### TASK TO COMPLETE
From the first line of the data below through the line bearing "var seriesName = 'Kostenausgleich", reproduce each line exactly; do not include pictures.

### EXCERPTED RECORDS
· · ·
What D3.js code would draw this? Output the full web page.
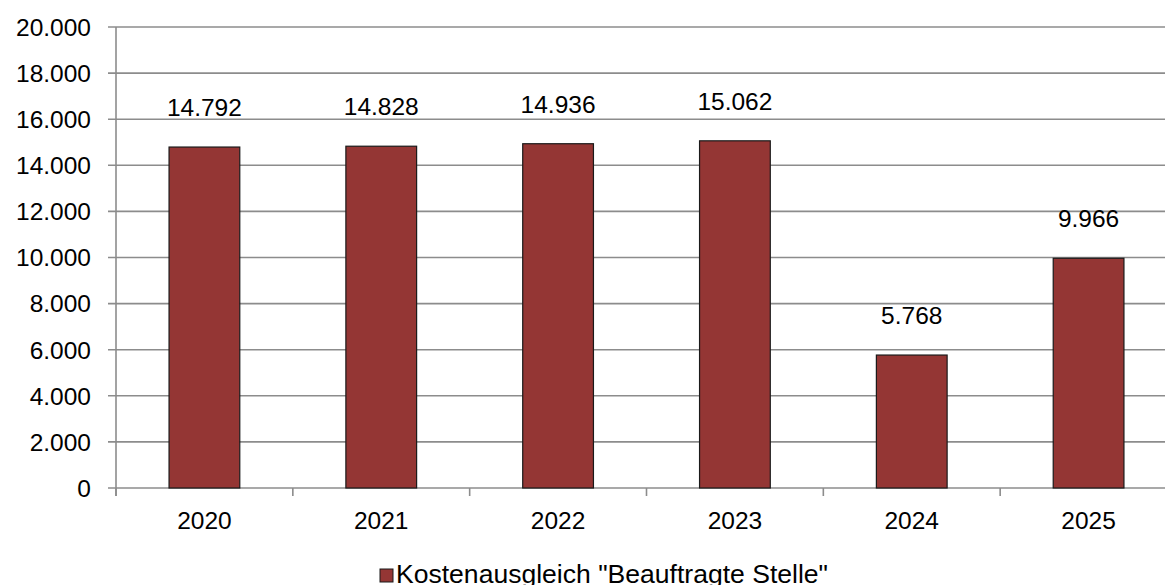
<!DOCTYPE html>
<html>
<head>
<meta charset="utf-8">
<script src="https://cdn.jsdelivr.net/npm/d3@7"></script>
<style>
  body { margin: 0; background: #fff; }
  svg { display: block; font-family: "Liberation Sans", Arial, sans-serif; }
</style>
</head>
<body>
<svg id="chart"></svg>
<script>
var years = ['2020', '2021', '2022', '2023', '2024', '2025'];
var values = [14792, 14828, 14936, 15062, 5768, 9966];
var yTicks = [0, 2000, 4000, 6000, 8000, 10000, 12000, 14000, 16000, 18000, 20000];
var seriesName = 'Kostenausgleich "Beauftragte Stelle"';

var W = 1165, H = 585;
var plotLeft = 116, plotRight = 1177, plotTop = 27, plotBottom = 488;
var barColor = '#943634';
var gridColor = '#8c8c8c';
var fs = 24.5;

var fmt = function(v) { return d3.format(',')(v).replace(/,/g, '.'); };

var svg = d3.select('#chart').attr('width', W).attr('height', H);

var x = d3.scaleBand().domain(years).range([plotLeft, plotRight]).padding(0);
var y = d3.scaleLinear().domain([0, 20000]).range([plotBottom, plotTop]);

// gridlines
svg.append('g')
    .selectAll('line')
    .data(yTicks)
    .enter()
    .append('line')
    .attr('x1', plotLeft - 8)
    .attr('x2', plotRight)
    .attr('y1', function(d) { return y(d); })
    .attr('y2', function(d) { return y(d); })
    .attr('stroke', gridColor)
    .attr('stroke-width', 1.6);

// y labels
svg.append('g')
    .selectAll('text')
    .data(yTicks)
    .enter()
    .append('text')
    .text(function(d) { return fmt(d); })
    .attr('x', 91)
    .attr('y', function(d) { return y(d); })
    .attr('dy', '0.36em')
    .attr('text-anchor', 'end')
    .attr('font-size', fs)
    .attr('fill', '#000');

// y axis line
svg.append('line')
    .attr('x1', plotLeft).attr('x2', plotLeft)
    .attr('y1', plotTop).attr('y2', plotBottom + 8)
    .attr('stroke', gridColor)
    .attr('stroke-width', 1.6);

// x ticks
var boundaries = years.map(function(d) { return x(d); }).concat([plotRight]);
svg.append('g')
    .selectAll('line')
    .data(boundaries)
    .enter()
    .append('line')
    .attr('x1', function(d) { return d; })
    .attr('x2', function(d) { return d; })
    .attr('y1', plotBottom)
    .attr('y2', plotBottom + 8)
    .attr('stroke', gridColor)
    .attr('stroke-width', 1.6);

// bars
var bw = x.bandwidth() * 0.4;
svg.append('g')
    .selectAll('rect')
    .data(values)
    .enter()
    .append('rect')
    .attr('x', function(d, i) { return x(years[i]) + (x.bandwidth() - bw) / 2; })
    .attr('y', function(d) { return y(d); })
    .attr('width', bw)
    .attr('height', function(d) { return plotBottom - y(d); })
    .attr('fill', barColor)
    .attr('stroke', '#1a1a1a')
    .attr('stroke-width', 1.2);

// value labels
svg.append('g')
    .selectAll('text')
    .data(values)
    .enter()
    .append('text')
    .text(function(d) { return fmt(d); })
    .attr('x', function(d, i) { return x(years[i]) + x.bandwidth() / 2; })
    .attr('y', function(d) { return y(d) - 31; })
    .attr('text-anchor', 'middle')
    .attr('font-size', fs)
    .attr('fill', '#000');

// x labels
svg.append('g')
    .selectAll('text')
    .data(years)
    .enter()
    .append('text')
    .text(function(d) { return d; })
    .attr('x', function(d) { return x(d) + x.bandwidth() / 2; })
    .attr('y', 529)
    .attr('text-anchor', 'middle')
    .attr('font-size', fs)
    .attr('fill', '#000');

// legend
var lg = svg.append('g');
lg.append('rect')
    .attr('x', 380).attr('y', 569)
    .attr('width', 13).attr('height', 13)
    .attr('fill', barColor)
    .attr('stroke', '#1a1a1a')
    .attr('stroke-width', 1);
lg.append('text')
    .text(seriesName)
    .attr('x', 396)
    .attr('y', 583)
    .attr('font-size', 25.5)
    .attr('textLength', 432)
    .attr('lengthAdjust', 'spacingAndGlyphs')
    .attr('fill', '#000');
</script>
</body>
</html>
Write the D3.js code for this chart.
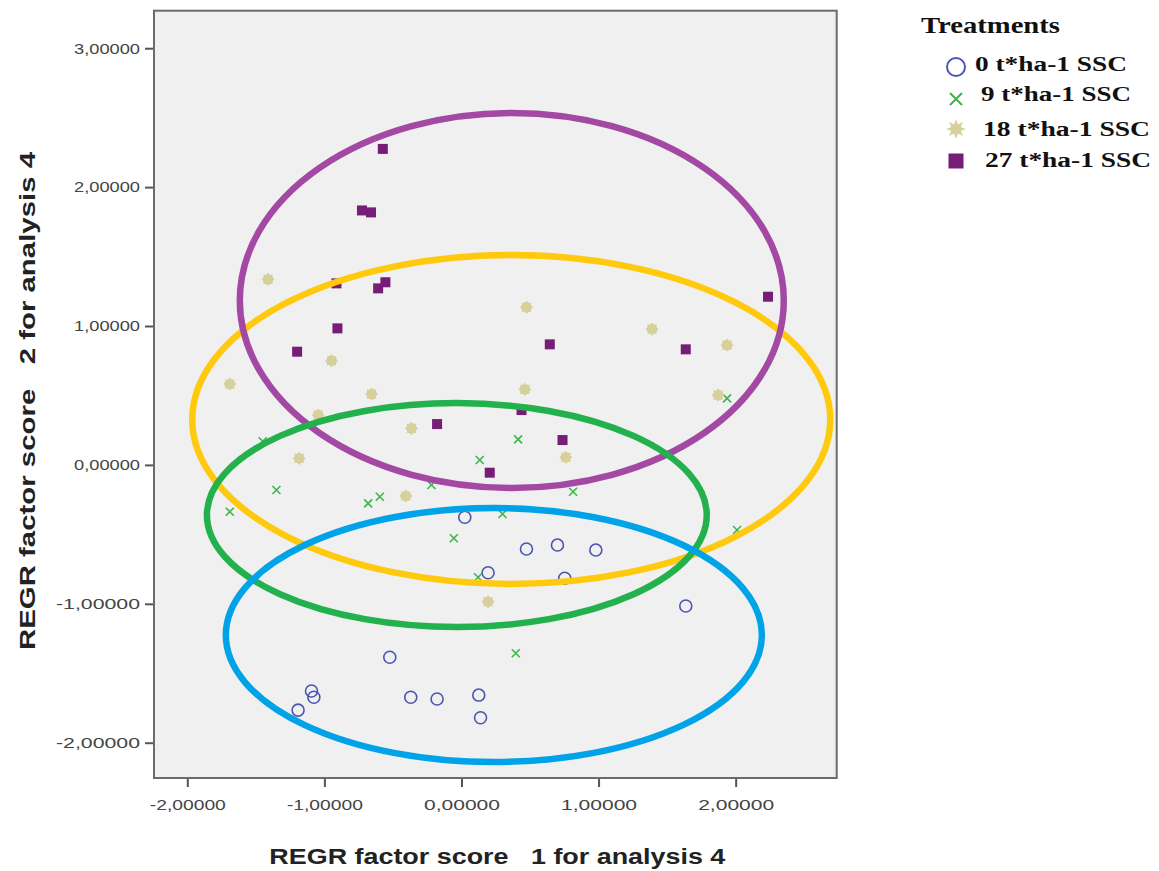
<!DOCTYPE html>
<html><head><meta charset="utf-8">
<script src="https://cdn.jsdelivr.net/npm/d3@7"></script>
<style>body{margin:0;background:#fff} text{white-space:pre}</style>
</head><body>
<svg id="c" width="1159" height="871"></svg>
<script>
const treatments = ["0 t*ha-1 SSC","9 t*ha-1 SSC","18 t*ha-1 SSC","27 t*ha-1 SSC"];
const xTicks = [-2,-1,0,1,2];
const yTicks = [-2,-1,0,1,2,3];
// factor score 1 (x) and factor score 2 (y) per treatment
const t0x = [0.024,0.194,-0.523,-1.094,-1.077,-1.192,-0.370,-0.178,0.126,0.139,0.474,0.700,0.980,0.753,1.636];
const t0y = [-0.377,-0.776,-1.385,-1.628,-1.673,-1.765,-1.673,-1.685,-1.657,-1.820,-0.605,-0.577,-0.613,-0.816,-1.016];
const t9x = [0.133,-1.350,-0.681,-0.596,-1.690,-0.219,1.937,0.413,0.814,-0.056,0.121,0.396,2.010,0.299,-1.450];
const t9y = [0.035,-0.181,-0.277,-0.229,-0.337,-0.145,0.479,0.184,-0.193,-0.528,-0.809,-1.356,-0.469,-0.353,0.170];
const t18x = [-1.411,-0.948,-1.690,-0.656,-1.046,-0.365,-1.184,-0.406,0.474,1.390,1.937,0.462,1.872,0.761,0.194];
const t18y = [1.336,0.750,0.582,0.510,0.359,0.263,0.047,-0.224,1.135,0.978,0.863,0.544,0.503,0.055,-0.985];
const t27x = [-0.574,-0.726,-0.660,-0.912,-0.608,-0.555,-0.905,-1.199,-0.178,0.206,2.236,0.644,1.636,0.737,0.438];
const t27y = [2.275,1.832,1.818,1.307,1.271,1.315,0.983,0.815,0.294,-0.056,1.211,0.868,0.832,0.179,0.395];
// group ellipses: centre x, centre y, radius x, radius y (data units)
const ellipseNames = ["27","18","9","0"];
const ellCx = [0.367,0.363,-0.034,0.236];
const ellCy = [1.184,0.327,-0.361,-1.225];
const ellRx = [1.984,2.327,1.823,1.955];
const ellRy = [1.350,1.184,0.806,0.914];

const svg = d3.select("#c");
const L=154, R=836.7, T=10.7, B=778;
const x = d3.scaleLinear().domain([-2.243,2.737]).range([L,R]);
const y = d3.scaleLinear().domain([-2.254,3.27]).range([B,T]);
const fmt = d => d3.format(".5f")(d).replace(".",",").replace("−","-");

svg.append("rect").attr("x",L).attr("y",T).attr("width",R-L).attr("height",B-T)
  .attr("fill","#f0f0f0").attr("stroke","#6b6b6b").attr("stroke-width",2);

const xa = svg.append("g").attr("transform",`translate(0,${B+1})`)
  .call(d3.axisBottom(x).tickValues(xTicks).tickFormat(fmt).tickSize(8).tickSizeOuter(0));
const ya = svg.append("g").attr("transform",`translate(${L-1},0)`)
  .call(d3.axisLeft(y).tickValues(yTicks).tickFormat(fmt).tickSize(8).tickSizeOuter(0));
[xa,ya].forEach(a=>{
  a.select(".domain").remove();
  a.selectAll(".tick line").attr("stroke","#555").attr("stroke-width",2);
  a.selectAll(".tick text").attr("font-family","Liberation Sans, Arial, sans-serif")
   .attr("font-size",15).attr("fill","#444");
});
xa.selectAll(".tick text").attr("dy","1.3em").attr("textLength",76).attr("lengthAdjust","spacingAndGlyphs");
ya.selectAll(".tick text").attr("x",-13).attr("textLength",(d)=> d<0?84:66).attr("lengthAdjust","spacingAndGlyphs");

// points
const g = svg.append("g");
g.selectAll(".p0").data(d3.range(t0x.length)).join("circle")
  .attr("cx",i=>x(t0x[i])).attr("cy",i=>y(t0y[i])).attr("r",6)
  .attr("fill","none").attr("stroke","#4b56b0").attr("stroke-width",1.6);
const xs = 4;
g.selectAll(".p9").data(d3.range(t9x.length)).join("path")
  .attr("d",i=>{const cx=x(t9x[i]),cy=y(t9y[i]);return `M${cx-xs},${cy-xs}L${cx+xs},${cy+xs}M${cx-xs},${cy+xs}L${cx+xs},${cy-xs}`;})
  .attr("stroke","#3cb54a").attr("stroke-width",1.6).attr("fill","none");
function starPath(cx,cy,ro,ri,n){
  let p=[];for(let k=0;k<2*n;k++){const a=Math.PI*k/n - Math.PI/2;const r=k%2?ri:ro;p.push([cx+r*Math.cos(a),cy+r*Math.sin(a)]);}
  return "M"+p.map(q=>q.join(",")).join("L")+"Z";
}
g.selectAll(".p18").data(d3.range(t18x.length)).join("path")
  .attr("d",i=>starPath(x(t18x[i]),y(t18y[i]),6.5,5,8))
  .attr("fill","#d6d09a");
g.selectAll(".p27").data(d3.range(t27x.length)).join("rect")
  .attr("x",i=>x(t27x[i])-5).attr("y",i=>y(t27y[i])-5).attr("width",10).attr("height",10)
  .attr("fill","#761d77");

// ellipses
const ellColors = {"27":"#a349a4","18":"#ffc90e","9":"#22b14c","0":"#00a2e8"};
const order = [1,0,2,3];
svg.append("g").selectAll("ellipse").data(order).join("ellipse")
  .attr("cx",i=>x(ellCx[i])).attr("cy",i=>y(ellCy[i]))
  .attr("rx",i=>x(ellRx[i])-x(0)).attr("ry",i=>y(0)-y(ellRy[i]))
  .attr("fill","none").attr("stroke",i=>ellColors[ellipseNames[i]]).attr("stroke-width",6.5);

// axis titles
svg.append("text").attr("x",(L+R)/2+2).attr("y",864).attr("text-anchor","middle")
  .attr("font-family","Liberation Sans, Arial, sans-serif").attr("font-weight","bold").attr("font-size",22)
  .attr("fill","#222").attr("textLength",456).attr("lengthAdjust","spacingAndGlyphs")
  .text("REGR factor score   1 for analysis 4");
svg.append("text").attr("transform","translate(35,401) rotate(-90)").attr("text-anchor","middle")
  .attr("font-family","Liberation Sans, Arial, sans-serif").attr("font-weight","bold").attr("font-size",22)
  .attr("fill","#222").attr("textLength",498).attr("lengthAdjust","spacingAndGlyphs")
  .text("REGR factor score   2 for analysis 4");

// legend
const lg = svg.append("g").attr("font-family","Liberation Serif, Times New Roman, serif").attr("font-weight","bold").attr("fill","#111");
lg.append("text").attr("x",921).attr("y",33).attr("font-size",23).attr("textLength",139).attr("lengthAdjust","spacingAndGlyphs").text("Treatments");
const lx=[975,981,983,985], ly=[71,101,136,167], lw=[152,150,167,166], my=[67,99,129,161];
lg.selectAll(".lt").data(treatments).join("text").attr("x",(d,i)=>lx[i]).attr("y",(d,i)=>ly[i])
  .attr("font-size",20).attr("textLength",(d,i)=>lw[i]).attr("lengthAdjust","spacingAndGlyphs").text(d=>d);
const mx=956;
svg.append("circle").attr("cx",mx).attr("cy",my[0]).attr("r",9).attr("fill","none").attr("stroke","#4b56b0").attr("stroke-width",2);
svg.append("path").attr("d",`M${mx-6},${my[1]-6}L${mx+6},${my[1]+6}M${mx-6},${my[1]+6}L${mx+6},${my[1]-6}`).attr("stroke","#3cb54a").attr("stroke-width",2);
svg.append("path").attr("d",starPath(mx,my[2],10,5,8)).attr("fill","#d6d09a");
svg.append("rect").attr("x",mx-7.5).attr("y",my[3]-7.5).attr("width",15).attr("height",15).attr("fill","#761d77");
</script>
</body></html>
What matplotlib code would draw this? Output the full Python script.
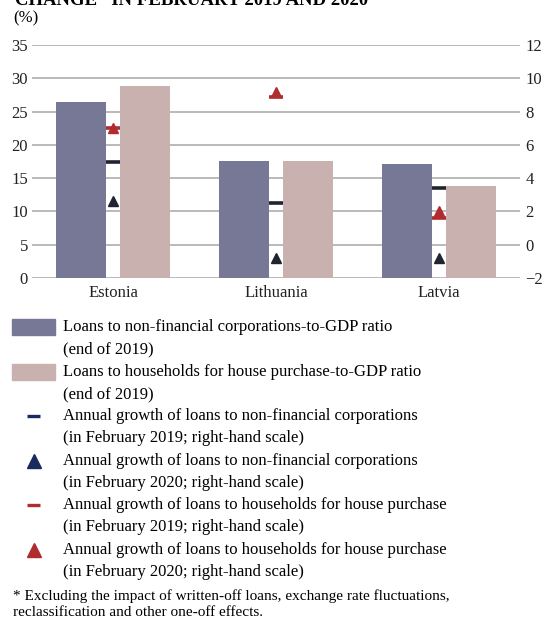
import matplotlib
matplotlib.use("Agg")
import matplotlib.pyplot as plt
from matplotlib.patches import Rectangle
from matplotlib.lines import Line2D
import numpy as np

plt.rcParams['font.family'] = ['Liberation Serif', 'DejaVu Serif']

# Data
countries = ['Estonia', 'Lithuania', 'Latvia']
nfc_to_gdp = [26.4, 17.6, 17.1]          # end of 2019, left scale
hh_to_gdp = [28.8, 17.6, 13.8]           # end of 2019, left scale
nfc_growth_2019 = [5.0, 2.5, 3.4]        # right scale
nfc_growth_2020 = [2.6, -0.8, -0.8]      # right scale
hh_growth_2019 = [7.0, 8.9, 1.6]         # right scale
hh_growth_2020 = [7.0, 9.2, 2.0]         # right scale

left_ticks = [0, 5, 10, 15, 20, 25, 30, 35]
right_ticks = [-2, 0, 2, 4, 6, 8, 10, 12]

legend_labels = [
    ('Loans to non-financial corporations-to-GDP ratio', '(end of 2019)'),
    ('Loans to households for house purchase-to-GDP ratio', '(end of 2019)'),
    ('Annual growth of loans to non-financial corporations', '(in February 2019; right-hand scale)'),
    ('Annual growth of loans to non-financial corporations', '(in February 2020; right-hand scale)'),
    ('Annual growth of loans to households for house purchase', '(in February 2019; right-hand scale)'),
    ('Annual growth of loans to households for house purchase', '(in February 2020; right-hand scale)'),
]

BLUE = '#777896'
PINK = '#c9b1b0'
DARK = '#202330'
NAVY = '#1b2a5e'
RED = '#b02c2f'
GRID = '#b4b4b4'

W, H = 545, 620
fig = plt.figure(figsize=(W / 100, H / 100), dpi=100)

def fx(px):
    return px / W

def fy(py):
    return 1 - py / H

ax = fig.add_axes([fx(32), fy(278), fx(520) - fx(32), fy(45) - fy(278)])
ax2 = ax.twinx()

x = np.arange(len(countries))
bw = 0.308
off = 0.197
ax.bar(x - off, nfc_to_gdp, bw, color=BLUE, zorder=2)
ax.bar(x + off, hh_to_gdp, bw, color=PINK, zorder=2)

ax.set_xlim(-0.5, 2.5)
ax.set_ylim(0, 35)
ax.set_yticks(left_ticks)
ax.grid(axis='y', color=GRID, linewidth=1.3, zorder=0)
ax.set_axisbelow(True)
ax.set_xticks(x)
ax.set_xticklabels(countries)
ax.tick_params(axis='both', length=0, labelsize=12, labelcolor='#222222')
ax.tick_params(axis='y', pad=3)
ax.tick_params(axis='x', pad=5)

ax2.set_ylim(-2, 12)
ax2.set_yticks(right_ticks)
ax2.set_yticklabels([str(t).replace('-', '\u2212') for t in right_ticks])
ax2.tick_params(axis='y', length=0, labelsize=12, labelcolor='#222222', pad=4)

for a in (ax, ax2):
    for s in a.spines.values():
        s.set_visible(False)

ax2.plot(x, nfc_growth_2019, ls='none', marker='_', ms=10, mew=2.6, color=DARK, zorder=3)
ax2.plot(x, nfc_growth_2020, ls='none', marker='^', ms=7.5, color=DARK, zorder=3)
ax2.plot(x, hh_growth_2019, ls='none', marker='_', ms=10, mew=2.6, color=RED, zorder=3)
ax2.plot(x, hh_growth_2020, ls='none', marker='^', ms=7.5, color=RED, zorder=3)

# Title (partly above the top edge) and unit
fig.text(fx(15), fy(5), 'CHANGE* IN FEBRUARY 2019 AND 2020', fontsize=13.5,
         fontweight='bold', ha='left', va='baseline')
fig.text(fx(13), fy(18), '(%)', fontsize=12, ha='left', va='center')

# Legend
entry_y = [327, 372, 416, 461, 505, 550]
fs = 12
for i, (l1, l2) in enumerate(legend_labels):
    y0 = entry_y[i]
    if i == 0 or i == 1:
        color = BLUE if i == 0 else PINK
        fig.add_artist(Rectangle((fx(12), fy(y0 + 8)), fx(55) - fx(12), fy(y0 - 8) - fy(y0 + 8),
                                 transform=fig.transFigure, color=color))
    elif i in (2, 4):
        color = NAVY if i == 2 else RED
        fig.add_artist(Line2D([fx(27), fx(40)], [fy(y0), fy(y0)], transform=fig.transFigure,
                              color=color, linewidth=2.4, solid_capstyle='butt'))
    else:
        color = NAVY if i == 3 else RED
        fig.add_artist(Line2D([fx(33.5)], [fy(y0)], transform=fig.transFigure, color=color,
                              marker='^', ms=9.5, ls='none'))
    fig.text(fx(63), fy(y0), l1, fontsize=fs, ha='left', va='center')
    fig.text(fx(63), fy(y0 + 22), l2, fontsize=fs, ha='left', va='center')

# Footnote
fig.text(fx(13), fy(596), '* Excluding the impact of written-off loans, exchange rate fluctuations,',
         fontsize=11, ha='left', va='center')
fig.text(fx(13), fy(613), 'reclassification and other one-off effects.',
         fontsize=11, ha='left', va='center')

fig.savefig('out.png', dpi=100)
· · ·
### THE RESPONSE
What D3.js code would draw this? Output the full web page.
<!DOCTYPE html>
<html>
<head>
<meta charset="utf-8">
<script src="https://cdn.jsdelivr.net/npm/d3@7"></script>
<style>
  body { margin: 0; background: #fff; }
  svg { display: block; font-family: "Liberation Sans", Arial, sans-serif; }
</style>
</head>
<body>
<svg id="chart"></svg>
<script>
var years = ['2020', '2021', '2022', '2023', '2024', '2025'];
var values = [14792, 14828, 14936, 15062, 5768, 9966];
var yTicks = [0, 2000, 4000, 6000, 8000, 10000, 12000, 14000, 16000, 18000, 20000];
var seriesName = 'Kostenausgleich "Beauftragte Stelle"';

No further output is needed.